▸ **SET TASK**
Shown below is a listing with pictures; reproduce exactly, and only, the lines between the ones containing "Convert this chart to Plotly code." and "0.07, 0.05, 0.05]", inclusive, leaving the pictures out.

(Code that draws figures)
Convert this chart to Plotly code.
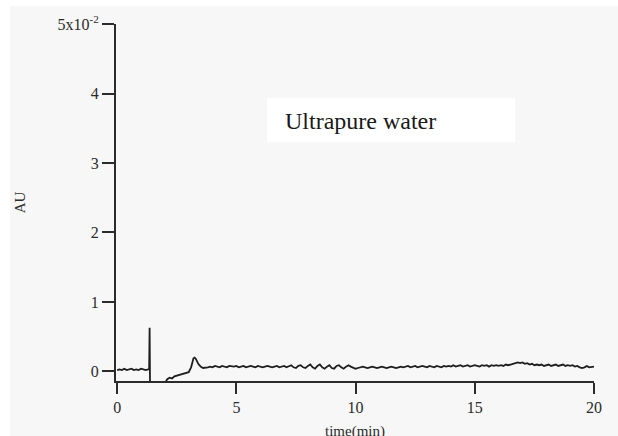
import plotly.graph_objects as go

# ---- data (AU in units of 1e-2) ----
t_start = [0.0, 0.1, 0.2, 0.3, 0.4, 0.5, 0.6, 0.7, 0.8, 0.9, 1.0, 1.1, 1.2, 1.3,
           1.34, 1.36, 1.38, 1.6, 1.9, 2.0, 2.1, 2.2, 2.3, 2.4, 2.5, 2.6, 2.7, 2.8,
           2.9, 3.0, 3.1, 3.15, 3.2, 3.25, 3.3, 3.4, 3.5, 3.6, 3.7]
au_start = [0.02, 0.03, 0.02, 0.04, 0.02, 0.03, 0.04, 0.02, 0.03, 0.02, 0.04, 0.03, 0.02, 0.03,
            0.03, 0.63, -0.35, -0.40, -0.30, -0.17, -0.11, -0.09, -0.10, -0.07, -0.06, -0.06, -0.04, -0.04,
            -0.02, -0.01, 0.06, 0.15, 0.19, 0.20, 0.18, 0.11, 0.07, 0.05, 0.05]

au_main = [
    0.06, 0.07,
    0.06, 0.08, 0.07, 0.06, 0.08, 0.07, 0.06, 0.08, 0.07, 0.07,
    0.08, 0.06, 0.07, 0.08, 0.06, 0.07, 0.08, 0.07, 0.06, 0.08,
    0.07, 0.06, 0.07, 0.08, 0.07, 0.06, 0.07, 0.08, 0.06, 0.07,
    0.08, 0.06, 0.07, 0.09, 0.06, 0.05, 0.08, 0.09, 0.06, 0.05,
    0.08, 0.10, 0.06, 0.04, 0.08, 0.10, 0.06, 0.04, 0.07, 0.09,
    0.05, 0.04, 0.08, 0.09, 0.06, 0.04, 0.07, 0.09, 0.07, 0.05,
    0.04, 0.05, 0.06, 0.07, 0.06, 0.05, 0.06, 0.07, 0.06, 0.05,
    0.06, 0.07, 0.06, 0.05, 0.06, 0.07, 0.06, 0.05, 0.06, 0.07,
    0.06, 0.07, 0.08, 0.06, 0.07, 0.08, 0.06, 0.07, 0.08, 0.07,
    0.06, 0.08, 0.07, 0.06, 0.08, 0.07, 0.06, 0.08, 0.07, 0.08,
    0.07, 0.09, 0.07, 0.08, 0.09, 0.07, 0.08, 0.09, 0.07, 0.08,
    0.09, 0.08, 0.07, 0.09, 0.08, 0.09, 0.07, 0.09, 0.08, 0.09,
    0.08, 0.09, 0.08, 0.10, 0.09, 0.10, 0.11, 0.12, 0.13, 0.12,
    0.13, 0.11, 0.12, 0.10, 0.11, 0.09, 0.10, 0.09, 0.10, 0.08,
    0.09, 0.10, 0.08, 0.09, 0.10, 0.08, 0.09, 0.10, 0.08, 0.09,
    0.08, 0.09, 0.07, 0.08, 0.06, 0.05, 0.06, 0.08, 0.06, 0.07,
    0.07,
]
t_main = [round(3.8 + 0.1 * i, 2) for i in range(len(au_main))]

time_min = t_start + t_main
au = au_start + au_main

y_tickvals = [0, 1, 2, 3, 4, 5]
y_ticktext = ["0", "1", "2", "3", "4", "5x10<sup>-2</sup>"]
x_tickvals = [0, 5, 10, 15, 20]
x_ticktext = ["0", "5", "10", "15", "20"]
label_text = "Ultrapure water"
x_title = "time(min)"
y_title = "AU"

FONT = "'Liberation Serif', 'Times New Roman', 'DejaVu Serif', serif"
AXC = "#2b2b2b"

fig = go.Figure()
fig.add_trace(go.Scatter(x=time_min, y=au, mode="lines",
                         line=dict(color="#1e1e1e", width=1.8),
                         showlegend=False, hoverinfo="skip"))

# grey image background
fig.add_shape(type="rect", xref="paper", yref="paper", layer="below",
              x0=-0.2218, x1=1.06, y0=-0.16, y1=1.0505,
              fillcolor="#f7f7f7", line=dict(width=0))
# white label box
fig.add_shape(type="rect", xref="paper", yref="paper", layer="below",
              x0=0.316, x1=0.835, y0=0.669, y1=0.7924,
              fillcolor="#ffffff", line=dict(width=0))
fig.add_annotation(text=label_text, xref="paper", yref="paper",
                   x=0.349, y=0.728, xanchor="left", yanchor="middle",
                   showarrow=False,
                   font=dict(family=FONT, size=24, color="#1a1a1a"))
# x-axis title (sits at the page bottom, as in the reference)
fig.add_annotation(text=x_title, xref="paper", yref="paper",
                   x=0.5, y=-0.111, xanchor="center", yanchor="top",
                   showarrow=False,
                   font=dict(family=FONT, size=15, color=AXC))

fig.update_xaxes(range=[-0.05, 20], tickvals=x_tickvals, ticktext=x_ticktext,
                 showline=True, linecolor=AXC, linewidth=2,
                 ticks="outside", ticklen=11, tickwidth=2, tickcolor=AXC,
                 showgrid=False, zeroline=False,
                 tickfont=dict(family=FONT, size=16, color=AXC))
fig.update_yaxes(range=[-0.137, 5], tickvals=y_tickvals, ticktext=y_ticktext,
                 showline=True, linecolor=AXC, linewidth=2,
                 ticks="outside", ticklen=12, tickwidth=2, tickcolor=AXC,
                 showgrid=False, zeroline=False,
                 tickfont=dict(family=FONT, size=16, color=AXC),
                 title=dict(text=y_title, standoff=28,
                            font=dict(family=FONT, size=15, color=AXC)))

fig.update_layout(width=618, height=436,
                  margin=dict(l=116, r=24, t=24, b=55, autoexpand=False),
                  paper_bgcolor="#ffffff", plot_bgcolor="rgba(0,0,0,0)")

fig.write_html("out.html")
--
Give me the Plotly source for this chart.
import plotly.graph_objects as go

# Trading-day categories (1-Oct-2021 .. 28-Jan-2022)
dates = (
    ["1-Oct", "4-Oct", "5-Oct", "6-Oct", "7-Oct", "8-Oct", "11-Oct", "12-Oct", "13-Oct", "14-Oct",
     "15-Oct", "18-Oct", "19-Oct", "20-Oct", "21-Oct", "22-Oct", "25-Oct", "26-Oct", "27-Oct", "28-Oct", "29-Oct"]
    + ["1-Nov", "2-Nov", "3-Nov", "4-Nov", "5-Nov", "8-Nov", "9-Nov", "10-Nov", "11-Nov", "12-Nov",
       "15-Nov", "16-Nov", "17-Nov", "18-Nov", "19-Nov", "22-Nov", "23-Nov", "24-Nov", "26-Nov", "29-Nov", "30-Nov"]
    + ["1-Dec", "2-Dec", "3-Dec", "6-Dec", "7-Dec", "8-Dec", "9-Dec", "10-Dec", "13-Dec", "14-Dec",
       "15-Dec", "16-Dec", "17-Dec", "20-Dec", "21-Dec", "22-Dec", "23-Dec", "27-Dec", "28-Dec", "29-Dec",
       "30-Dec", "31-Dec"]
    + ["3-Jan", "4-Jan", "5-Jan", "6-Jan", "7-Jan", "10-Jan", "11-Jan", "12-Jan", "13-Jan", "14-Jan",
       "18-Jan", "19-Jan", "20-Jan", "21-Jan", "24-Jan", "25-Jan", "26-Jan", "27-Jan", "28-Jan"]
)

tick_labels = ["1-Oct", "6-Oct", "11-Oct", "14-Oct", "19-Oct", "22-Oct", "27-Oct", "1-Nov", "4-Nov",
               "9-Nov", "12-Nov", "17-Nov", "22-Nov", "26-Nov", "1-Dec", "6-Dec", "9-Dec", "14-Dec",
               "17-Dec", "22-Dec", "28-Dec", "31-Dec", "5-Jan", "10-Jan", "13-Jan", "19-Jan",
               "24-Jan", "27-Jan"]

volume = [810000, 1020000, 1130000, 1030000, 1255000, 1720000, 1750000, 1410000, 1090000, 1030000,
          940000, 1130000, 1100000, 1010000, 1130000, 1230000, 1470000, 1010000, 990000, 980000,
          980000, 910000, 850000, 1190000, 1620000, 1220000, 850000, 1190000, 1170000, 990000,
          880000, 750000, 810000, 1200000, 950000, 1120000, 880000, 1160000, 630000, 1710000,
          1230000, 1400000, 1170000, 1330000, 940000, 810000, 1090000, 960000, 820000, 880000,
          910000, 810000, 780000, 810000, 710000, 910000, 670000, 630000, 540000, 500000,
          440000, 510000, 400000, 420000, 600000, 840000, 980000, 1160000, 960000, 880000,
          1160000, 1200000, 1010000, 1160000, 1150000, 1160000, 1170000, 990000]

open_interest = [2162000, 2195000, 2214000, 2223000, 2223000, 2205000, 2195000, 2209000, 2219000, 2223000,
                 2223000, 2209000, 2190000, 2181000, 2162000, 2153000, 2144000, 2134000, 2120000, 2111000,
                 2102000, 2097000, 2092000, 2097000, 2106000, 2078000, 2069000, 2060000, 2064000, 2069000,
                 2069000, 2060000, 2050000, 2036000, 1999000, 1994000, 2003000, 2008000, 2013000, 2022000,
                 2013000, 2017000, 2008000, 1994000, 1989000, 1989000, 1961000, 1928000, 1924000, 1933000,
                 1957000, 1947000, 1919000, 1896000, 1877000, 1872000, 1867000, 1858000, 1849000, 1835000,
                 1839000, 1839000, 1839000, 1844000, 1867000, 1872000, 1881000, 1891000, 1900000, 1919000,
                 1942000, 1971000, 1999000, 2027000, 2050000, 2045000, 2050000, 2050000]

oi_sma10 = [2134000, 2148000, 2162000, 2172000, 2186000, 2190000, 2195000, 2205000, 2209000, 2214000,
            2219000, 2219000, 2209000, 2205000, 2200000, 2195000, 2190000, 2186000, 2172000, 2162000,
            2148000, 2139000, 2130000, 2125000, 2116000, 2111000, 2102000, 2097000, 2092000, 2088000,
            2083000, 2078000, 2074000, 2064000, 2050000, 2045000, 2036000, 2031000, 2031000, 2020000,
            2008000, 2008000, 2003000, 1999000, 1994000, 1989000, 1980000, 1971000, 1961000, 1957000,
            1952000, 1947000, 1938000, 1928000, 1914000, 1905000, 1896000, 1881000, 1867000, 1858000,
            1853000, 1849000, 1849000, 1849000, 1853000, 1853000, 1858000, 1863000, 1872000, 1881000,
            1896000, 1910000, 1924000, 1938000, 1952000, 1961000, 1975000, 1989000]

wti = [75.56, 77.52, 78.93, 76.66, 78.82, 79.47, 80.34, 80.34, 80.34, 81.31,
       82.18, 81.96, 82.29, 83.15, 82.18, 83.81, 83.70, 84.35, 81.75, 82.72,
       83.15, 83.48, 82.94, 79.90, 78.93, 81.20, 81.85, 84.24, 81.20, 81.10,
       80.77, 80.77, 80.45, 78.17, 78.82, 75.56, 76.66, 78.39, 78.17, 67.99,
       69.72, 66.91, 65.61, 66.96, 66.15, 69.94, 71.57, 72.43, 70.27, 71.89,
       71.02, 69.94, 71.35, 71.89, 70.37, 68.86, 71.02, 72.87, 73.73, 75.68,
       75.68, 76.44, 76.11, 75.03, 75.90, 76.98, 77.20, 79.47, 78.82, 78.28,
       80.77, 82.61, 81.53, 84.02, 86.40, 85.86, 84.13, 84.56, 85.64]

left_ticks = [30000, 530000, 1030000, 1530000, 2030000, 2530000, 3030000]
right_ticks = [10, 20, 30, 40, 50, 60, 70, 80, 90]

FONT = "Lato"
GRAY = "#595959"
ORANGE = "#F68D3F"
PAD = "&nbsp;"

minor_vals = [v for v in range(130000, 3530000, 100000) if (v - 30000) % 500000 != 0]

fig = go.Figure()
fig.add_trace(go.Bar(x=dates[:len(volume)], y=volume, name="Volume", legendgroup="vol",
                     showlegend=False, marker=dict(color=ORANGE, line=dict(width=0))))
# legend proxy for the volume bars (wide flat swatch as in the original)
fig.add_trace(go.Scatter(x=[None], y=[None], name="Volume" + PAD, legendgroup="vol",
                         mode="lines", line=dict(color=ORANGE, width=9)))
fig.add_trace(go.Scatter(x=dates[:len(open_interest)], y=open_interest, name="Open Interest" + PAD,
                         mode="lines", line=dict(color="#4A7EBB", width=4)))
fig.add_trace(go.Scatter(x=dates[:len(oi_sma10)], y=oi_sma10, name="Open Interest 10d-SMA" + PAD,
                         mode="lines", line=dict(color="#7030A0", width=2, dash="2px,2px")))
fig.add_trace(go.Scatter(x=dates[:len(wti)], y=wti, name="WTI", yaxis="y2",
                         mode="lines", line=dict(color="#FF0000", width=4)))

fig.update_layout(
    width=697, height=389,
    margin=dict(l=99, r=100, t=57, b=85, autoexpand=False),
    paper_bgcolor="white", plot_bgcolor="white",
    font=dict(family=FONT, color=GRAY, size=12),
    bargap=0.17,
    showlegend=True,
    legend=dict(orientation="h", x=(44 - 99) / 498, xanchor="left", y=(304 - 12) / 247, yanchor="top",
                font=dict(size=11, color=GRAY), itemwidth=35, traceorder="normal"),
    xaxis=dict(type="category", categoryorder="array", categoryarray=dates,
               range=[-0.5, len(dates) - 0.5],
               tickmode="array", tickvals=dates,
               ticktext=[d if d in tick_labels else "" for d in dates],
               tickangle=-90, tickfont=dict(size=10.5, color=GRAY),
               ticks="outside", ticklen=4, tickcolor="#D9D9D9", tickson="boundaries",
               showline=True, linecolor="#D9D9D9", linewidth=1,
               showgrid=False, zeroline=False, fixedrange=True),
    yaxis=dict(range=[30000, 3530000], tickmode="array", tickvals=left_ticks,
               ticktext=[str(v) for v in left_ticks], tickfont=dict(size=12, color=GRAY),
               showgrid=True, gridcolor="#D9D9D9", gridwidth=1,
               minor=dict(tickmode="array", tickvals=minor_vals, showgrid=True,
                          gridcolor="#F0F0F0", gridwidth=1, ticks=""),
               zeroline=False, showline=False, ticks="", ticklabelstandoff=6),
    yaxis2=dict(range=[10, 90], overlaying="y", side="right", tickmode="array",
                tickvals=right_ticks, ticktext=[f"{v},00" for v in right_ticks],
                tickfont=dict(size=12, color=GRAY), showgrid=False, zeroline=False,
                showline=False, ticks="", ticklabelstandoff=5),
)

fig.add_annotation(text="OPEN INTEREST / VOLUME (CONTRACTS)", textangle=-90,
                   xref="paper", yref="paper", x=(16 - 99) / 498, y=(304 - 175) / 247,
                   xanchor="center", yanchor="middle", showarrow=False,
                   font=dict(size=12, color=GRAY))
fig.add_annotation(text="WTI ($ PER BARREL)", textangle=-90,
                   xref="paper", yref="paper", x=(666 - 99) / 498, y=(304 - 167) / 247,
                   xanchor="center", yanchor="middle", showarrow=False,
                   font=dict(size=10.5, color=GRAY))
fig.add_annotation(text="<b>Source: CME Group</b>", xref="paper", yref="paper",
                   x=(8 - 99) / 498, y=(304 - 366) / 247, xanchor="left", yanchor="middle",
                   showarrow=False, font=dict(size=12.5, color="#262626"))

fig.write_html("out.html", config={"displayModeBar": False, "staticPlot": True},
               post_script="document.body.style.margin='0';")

▸ **THE RESULT**
Convert this chart to Plotly code.
import plotly.graph_objects as go

# ---- data (AU in units of 1e-2) ----
t_start = [0.0, 0.1, 0.2, 0.3, 0.4, 0.5, 0.6, 0.7, 0.8, 0.9, 1.0, 1.1, 1.2, 1.3,
           1.34, 1.36, 1.38, 1.6, 1.9, 2.0, 2.1, 2.2, 2.3, 2.4, 2.5, 2.6, 2.7, 2.8,
           2.9, 3.0, 3.1, 3.15, 3.2, 3.25, 3.3, 3.4, 3.5, 3.6, 3.7]
au_start = [0.02, 0.03, 0.02, 0.04, 0.02, 0.03, 0.04, 0.02, 0.03, 0.02, 0.04, 0.03, 0.02, 0.03,
            0.03, 0.63, -0.35, -0.40, -0.30, -0.17, -0.11, -0.09, -0.10, -0.07, -0.06, -0.06, -0.04, -0.04,
            -0.02, -0.01, 0.06, 0.15, 0.19, 0.20, 0.18, 0.11, 0.07, 0.05, 0.05]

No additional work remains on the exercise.